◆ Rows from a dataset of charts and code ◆
** begin **

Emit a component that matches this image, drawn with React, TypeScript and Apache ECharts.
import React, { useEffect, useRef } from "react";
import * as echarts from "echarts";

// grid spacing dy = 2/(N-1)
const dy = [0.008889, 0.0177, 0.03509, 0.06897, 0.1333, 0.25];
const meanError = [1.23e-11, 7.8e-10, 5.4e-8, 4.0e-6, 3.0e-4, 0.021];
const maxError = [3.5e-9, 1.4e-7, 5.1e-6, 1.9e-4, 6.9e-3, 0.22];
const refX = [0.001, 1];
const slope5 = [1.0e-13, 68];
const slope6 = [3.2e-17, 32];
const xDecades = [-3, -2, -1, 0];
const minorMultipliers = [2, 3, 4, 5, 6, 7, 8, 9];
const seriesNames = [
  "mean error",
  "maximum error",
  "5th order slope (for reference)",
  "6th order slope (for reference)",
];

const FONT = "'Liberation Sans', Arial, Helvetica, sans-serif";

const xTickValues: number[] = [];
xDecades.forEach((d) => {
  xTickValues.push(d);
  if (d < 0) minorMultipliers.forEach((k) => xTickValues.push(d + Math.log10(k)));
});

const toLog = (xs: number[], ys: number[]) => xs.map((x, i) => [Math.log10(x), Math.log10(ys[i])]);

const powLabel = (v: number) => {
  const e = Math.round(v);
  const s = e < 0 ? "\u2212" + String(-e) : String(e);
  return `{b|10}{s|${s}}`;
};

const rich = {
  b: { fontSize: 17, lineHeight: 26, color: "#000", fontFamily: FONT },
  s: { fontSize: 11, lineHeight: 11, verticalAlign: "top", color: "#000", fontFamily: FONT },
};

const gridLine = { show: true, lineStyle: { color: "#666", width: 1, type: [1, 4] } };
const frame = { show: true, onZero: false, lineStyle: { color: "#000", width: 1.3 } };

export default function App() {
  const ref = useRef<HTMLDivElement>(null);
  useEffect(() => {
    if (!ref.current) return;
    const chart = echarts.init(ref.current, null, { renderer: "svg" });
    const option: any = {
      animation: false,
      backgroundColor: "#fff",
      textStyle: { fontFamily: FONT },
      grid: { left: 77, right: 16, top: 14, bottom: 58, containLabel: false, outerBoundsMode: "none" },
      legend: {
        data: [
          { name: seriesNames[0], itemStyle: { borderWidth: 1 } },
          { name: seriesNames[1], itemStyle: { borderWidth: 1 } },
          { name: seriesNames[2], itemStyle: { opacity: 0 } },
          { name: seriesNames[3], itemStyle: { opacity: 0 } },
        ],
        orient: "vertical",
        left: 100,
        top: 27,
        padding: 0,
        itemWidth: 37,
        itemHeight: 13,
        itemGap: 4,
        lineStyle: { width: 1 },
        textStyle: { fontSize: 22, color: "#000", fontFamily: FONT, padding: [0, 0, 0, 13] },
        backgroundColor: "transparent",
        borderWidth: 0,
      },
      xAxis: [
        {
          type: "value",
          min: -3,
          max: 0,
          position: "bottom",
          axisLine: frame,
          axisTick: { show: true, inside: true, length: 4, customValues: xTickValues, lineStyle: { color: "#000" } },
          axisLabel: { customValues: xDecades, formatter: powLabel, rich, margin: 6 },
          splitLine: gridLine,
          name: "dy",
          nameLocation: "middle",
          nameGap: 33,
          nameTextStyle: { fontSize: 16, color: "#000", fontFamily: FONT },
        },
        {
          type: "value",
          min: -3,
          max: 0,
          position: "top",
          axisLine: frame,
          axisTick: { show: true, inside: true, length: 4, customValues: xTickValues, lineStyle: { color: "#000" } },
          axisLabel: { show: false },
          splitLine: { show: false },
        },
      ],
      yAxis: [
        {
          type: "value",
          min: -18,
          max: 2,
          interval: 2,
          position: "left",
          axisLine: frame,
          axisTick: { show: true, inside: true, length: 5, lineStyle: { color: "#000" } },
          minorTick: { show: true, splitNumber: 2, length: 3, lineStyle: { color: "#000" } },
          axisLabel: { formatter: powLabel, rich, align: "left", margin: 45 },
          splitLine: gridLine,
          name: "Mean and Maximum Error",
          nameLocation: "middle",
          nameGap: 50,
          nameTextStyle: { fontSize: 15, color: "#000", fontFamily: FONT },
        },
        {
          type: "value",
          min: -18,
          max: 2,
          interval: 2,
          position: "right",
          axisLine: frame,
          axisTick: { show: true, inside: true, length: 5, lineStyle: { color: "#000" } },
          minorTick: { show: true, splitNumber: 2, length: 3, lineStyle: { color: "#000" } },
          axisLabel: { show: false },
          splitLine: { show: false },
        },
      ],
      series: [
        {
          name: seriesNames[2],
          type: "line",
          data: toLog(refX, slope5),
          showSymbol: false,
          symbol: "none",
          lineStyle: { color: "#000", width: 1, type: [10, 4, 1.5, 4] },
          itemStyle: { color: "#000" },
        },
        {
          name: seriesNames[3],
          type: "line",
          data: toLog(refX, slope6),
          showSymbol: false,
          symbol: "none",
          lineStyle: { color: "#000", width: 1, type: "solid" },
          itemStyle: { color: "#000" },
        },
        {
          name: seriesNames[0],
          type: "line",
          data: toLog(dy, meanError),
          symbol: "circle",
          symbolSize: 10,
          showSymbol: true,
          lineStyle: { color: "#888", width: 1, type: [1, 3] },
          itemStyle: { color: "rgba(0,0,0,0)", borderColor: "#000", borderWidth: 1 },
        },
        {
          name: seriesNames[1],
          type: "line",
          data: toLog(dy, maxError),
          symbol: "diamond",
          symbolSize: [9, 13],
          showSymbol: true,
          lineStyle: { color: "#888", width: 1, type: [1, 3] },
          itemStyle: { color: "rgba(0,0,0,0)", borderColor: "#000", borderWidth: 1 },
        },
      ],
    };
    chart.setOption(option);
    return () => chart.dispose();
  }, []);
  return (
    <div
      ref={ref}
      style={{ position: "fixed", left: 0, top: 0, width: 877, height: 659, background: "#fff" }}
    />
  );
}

** end **
** begin **

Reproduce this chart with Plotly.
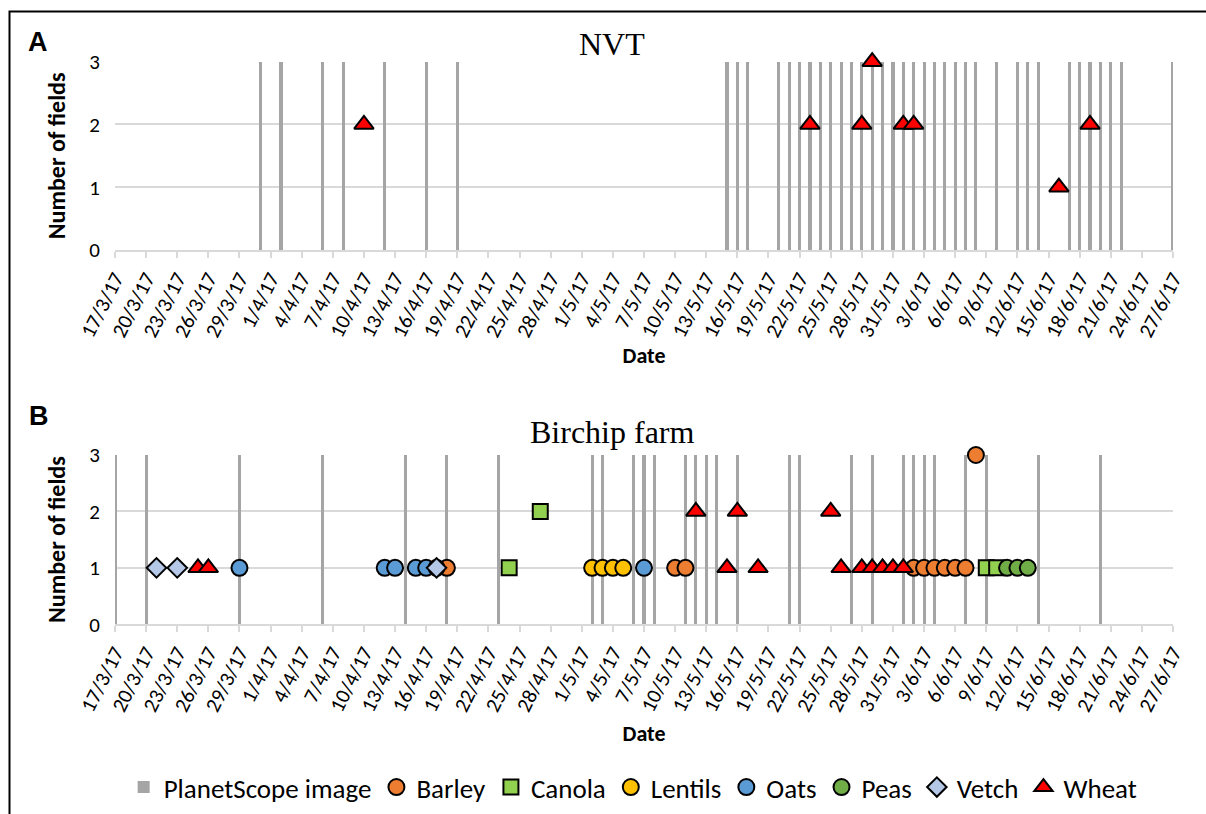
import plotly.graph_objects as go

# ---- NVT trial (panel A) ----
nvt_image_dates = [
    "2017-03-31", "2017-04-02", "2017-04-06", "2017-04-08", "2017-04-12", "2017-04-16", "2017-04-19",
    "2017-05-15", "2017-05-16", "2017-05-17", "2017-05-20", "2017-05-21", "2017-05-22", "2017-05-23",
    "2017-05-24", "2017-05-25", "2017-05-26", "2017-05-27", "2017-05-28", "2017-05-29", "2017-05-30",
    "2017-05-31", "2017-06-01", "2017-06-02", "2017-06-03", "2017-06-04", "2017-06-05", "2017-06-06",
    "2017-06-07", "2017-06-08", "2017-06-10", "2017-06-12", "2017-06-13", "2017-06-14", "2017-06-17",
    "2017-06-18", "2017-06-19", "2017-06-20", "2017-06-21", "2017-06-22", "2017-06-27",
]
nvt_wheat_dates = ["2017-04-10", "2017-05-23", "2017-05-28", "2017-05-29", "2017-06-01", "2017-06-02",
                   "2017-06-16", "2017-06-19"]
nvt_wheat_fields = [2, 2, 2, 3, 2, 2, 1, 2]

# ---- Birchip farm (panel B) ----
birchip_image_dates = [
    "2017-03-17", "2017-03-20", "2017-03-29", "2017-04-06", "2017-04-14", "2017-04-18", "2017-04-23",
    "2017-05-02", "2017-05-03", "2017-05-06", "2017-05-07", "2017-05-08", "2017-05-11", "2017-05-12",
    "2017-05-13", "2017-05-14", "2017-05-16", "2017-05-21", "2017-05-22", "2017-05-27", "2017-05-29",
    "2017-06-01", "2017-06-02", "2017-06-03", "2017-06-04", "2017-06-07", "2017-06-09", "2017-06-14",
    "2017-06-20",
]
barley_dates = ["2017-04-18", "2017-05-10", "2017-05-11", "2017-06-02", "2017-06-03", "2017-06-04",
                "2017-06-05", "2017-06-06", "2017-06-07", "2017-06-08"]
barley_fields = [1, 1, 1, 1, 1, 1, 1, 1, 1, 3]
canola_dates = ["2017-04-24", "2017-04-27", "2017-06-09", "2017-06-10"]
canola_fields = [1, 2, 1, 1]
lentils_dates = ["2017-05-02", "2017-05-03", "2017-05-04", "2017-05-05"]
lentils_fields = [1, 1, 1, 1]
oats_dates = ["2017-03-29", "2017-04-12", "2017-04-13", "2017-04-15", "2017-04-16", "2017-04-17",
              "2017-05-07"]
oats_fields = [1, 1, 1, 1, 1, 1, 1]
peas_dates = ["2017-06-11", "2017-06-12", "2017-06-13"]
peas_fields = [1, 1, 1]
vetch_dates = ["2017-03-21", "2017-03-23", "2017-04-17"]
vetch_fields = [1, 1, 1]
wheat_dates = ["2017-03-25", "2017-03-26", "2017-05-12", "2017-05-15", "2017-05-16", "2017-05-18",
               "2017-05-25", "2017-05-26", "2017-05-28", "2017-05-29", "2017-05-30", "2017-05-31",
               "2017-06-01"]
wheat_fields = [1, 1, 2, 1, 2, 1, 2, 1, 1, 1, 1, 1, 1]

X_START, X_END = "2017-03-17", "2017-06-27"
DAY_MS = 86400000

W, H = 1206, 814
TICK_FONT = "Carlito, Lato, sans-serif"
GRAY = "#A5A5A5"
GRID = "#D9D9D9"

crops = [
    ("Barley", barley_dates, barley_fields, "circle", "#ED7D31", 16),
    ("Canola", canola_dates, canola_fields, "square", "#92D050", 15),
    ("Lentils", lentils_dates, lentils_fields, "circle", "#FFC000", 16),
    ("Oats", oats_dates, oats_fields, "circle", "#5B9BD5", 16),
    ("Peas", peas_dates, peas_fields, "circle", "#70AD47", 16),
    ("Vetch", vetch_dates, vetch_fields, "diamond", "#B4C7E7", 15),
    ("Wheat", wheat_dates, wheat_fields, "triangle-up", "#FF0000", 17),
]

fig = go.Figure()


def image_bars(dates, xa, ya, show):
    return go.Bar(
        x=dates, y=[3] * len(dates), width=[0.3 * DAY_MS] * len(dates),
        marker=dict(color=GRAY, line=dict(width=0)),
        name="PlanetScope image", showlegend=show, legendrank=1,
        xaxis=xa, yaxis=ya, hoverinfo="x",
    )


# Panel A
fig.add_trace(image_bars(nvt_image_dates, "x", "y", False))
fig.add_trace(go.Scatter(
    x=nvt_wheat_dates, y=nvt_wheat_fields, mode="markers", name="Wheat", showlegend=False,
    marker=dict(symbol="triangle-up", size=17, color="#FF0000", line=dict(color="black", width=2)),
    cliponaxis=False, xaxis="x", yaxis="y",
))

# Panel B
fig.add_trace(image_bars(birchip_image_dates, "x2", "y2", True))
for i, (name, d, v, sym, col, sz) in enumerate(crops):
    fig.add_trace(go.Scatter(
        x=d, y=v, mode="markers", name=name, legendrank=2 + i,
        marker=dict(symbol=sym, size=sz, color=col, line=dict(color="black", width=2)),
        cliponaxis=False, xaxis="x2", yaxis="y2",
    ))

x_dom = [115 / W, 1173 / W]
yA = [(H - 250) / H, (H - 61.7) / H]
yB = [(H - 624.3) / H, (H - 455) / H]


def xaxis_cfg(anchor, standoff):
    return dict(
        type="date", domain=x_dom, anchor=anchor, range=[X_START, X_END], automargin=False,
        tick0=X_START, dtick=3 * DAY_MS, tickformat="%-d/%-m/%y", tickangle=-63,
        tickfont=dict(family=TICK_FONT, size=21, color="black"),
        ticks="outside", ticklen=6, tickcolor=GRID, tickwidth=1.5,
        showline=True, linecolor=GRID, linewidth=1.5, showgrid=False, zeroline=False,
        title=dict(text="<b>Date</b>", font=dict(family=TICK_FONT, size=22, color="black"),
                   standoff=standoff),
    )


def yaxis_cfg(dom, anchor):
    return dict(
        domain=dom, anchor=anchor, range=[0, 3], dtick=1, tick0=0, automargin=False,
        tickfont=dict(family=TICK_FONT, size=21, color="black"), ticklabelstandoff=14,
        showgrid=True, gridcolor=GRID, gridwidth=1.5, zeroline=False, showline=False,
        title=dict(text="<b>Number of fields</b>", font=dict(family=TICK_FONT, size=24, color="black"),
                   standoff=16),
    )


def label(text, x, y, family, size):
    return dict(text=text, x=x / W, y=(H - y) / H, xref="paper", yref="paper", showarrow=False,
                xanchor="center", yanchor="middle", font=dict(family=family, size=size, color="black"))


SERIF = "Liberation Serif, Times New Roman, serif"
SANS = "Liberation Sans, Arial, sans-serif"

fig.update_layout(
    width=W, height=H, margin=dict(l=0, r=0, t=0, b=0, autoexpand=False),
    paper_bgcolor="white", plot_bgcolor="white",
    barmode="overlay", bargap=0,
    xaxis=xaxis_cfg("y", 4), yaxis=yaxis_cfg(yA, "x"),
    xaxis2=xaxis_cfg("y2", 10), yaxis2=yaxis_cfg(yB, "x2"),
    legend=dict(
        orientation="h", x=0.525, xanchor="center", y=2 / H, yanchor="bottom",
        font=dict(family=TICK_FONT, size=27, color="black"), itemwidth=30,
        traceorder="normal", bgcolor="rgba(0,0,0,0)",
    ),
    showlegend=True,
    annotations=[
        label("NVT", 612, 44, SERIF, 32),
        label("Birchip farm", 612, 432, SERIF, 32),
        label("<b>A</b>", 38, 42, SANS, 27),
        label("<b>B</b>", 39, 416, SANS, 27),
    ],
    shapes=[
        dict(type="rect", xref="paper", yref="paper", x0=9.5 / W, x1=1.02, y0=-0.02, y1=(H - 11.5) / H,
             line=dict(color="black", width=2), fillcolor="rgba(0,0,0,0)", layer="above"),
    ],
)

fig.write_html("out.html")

** end **
** begin **

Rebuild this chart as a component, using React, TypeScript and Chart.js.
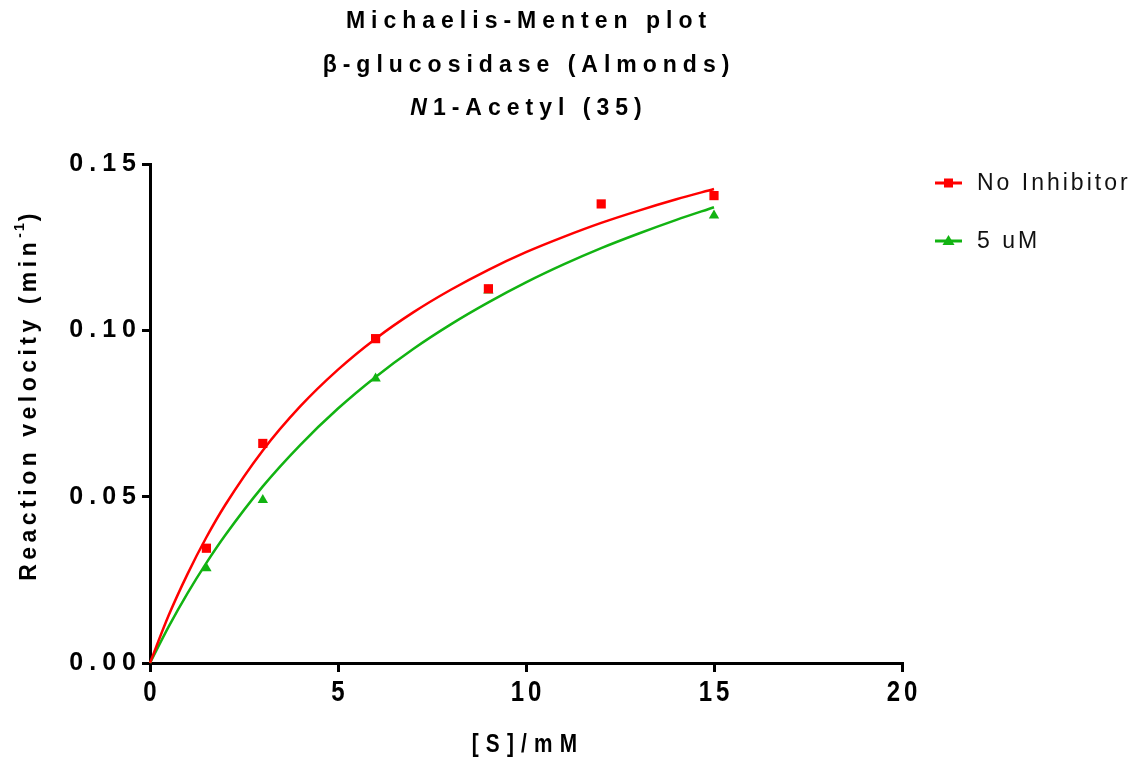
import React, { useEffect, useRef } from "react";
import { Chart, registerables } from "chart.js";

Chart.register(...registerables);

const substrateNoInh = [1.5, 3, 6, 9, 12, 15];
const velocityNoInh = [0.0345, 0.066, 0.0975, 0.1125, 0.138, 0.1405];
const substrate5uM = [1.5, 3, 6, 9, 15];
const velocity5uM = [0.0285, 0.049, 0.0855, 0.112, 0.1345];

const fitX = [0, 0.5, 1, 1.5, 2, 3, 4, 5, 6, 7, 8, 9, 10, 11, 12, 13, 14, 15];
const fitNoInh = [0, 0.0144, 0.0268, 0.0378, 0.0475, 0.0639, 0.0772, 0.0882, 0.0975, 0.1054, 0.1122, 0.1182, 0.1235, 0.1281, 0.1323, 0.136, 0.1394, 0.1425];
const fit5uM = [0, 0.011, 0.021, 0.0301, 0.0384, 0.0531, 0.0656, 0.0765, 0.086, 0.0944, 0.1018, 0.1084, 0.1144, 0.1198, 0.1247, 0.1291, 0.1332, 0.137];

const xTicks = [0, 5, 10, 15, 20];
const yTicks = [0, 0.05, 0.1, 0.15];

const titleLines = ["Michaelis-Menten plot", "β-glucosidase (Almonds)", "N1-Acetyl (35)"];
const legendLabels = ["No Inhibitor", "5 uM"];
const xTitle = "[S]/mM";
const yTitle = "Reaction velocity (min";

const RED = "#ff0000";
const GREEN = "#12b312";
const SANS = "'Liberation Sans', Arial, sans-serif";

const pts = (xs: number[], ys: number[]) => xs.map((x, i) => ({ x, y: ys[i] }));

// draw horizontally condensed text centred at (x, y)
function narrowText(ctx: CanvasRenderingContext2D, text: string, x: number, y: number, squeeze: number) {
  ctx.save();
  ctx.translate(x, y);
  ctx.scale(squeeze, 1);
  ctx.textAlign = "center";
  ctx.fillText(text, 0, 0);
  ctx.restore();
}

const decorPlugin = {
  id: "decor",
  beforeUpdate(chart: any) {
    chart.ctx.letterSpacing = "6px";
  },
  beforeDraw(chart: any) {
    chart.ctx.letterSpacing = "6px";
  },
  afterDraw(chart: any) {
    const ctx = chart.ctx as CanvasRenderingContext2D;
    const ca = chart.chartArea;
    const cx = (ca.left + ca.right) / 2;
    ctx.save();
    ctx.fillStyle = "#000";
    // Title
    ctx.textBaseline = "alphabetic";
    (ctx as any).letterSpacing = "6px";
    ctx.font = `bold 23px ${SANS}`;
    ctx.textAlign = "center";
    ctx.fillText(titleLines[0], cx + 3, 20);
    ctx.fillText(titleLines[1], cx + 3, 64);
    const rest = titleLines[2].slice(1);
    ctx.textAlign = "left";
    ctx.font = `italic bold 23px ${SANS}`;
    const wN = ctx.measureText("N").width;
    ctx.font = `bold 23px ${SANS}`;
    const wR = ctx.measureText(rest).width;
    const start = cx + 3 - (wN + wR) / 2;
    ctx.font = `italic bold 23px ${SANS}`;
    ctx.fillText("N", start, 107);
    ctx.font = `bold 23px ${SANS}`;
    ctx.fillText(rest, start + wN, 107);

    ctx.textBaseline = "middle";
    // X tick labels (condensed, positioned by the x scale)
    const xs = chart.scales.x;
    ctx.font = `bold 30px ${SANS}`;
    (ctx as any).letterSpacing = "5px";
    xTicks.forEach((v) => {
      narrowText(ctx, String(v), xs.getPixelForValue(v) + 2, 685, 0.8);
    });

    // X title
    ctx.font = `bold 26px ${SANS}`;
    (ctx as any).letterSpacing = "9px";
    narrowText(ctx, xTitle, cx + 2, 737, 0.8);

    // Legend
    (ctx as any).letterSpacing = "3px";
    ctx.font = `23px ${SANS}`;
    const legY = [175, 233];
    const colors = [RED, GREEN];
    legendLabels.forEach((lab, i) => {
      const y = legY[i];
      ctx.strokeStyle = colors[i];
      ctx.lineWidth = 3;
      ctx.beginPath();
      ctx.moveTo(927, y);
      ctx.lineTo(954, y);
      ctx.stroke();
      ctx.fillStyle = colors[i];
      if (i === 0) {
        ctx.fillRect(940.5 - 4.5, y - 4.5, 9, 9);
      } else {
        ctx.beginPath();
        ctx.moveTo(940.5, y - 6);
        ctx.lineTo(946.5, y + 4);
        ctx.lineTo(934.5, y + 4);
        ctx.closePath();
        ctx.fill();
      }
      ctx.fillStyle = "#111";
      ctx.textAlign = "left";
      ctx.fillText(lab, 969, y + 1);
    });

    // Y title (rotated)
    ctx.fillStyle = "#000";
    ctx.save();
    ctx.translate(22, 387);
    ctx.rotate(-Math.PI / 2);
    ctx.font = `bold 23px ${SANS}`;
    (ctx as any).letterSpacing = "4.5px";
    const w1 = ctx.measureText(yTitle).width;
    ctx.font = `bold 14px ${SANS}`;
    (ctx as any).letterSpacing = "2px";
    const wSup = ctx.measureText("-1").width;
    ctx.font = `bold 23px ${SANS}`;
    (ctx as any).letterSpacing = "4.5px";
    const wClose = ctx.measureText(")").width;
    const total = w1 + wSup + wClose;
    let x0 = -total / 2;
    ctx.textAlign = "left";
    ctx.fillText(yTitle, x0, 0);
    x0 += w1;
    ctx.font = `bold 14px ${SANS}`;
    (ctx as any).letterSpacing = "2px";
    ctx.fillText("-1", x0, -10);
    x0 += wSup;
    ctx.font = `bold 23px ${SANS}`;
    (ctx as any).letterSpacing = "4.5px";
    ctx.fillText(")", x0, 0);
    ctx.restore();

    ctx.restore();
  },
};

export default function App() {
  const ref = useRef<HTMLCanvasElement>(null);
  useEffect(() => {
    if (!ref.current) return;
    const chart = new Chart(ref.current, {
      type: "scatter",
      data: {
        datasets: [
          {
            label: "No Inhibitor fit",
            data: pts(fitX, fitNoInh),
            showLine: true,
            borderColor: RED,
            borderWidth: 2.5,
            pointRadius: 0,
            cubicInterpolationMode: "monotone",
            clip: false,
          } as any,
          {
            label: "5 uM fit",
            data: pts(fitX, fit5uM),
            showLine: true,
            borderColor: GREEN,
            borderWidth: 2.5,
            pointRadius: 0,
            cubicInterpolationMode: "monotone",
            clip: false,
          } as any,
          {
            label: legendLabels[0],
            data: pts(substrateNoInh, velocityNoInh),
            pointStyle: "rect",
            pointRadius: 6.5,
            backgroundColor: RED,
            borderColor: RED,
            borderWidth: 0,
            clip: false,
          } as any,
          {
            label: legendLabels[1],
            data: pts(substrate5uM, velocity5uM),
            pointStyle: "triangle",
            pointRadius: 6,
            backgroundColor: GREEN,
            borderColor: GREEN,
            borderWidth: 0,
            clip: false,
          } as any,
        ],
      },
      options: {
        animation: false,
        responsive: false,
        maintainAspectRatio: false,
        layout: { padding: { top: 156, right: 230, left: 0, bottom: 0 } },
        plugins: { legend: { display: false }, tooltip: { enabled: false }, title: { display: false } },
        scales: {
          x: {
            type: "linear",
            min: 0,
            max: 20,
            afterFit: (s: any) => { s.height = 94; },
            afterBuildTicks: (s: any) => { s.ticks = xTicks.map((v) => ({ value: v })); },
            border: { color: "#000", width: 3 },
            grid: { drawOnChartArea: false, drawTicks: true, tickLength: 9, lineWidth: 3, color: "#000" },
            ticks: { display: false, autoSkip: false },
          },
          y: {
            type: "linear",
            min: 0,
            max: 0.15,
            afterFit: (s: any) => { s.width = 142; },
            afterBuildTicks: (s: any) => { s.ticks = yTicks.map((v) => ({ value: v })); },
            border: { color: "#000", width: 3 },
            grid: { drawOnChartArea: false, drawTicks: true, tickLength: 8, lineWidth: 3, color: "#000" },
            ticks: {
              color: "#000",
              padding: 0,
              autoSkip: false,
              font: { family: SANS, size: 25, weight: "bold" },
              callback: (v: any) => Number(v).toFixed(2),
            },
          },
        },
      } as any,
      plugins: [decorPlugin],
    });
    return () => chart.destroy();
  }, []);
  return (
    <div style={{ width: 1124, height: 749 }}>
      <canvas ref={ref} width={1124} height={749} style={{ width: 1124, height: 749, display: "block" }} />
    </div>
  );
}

** end **

◆ Your task ◆
Output exactly one stretch of the listing: from the line containing "Emit a component" through the line containing "import * as", both end lines included.

◆ Task answer ◆
Emit a component that matches this image, drawn with React, TypeScript and Apache ECharts.
import React, { useEffect, useRef } from "react";
import * as echarts from "echarts";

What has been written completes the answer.